- Your objective
Below are the records. Count the lines containing the string "this", and reply with the number alone.

- Extracted entries
..........

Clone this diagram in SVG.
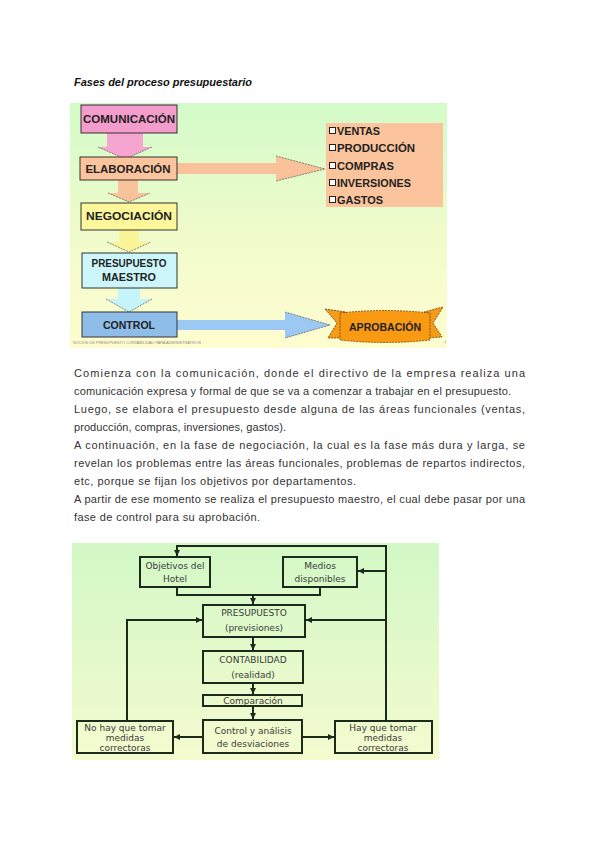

..........

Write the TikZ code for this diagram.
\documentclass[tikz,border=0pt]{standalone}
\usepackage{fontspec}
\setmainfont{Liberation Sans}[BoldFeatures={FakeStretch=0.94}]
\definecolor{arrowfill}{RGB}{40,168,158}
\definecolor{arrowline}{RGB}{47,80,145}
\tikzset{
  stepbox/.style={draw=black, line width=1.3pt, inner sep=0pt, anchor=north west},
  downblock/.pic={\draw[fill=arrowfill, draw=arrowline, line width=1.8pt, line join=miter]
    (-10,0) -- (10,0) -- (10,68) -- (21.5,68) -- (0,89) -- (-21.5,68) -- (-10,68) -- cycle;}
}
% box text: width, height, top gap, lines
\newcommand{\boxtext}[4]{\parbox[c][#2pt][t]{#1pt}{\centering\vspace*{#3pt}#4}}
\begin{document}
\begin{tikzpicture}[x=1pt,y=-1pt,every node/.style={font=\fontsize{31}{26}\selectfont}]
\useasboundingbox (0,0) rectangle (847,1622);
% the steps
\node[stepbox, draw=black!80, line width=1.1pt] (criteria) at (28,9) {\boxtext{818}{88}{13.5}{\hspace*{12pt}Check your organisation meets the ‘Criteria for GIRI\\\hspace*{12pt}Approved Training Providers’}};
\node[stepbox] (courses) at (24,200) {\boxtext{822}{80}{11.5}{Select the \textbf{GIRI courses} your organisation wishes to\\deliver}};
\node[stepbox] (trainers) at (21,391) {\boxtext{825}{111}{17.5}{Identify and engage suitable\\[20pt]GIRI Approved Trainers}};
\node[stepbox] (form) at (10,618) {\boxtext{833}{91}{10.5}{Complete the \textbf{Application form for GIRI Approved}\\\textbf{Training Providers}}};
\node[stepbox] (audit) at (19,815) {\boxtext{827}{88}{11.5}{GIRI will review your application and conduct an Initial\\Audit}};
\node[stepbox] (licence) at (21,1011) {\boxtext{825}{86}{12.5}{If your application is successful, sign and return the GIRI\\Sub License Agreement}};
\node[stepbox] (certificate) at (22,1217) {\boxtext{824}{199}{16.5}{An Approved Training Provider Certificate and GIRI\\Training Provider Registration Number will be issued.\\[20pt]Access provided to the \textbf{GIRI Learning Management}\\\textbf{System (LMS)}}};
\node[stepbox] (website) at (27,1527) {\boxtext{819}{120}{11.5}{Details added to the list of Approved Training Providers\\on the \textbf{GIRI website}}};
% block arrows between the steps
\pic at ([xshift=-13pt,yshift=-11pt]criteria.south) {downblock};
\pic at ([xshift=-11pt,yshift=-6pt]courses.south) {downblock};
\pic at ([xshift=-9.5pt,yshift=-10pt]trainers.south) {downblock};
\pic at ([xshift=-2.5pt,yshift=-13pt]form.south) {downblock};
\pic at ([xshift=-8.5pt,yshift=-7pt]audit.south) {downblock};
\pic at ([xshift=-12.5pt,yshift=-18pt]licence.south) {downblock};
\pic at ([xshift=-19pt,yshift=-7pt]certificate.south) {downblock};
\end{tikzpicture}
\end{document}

..........

- Right answer
2